クラウドには、ファストフードのように、「安い」「早い」「うまい」というメリットがあります。
 従来からあるオンプレミス(社内設置)型のシステム導入では、ハードウェアの購入から必要となるため、大きな初期投資が必要となります。しかし、クラウドですと、月額利用料だけで済むので、特に経済的に大きな投資ができない企業にはうってつけです。

 前述に関連しますが、ハードウェアの購入の際には、システムのサイジングも必要です。システム構成が決まり、ようやくハードウェアの手配、OSから各種ソフトウェアのインストールが始まります。ここまで来るのにどれだけの時間がかかるでしょうか? Google Workspaceは、利用人数が分かり、契約をすれば、数分でシステムを利用可能になります。また、オンプレミスのシステムの場合、意外と落とし穴になるのが、サーバー側ではなく、クライアント側です。
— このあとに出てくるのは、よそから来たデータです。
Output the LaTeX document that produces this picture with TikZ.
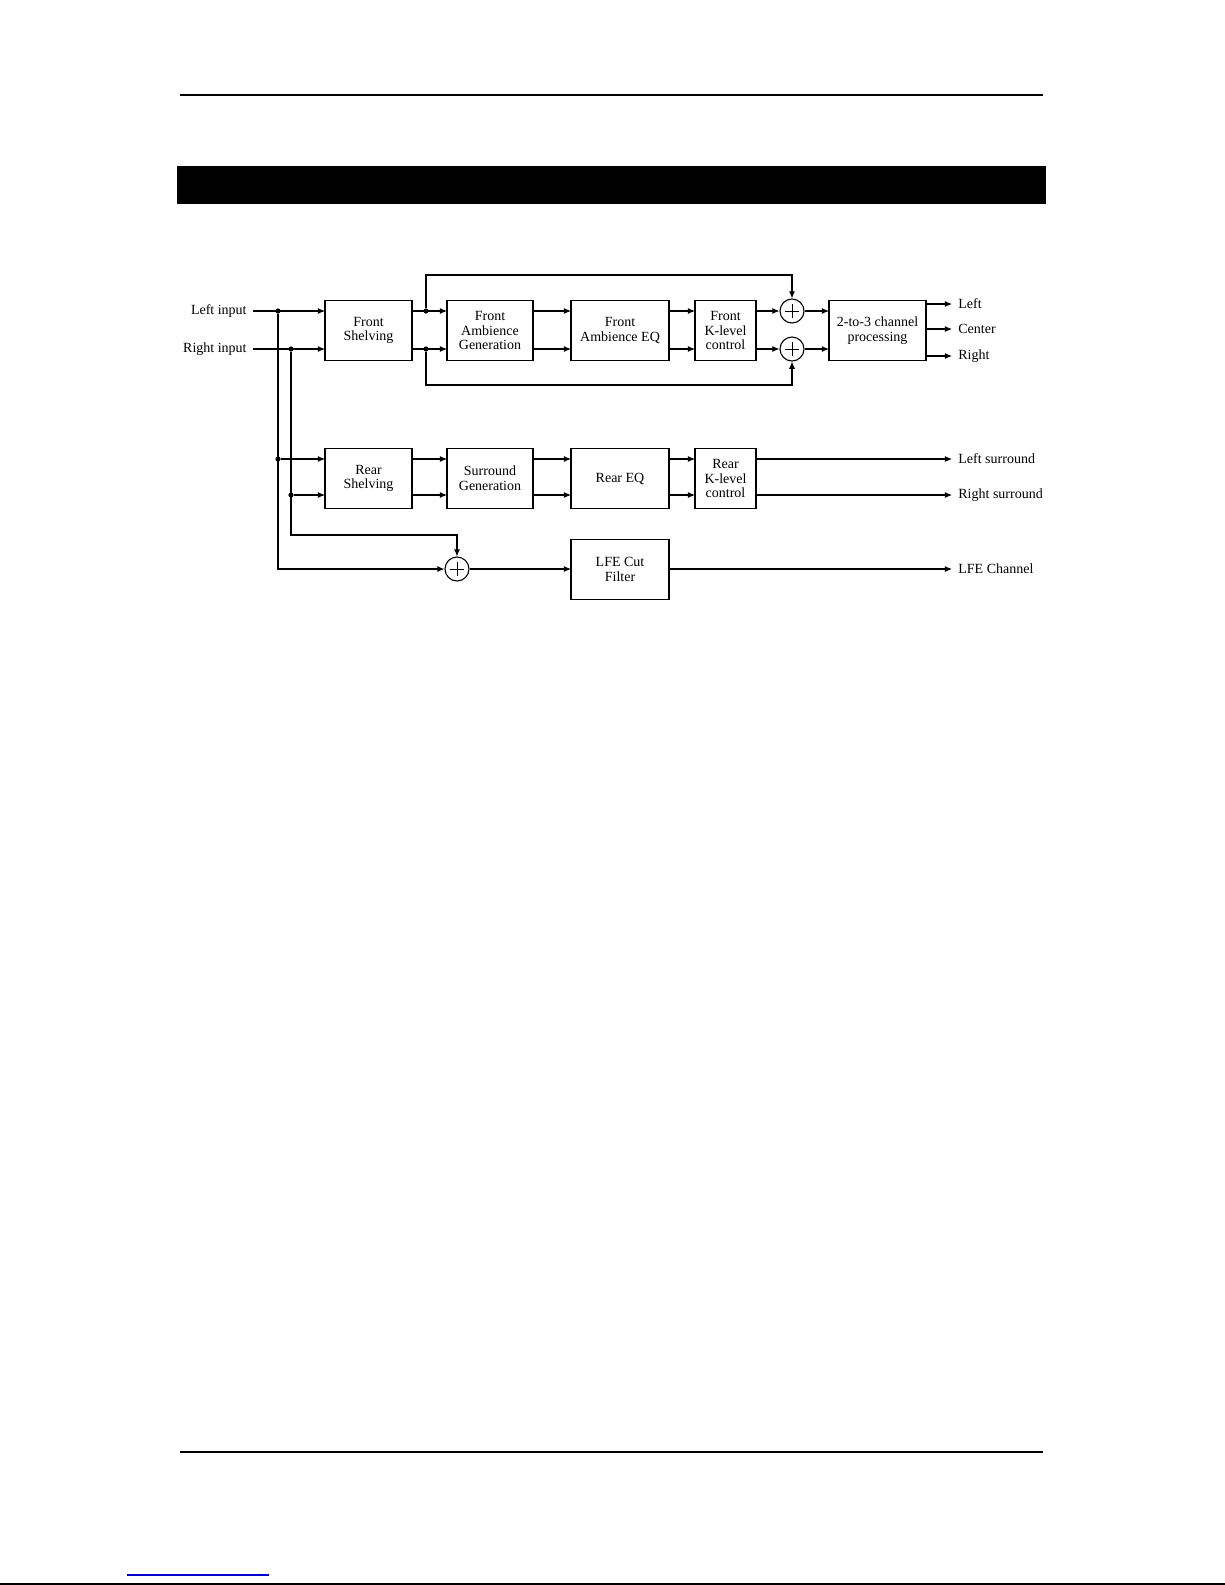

多くのシステムでは、サーバーに接続するために、システム要件を設けています。Windows OS、Microsoft Office、その他アドオンのインストール要件などです。このため、クライアント側のPCがスペック不足だから、とか、ソフトウェアのインストール予算を取っていなかったから、来年度予算取りをしてから……と、導入に遅れが生じるケースが少なくありません。実際、こういったケースは、私が前職時代によく遭遇していました。Google Workspaceは、Webブラウザーだけで利用するシステムなので、クライアント側に多くのシステム要件を求めません。所定のWebブラウザーがあればOKです。

 最後に、「うまい」の部分です。一言では言い表しにくいのですが、最新の機能、セキュリティ防御をどんどんバージョンアップしてくれるところにあります。特にセキュリティは、攻撃者の攻撃手法がどんどん巧妙化しており、一つの企業が独自に、世の中の攻撃のトレンドを調べ、それに対する対処を図るというのは、現実的ではありません。Google Workspaceの利用者は、我々Googleと同じよろいで、業務システムを武装、保護することができます。Googleは、世界的にも1日に多くの攻撃を受ける組織の一つですが、創業以来、安定的に業務を継続できています。この実績に基づいた保護機能をぜひ、ご活用いただきたいです。

3.Google Workspaceとは

 次号に向けて、Google Workspaceについて少し触れておきます。Google Workspaceは、SaaS型のクラウドサービスであることは、お伝えしました。では、何ができるか? 何をするものなのか? をとても平たく言うと、グループウェアと一般的には表現されます。業種、企業規模、職種に問わず、みんなが利用するであろうメール、チャット、会議、予定表、設備予約といったコミュニケーションにまつわるもの、文書作成、ファイル共有、社内ポータルといったコラボレーション(協働作業)、そして、組織が必要とするセキュリティ、コンプライアンス機能などがセットになったものです。皆さまも、Gmail、Googleドライブといった名前は、お聞きになったり、すでにお使いいただいたりするのではないでしょうか? これらのサービスを専用アプリのインストール不要で、Webブラウザーのみで利用できます。もちろん、スマートフォンからも利用可能です。

 次号以降からはGoogle Workspace の個々のサービスや機能などについて、一つずつフォーカスしてご紹介していきます。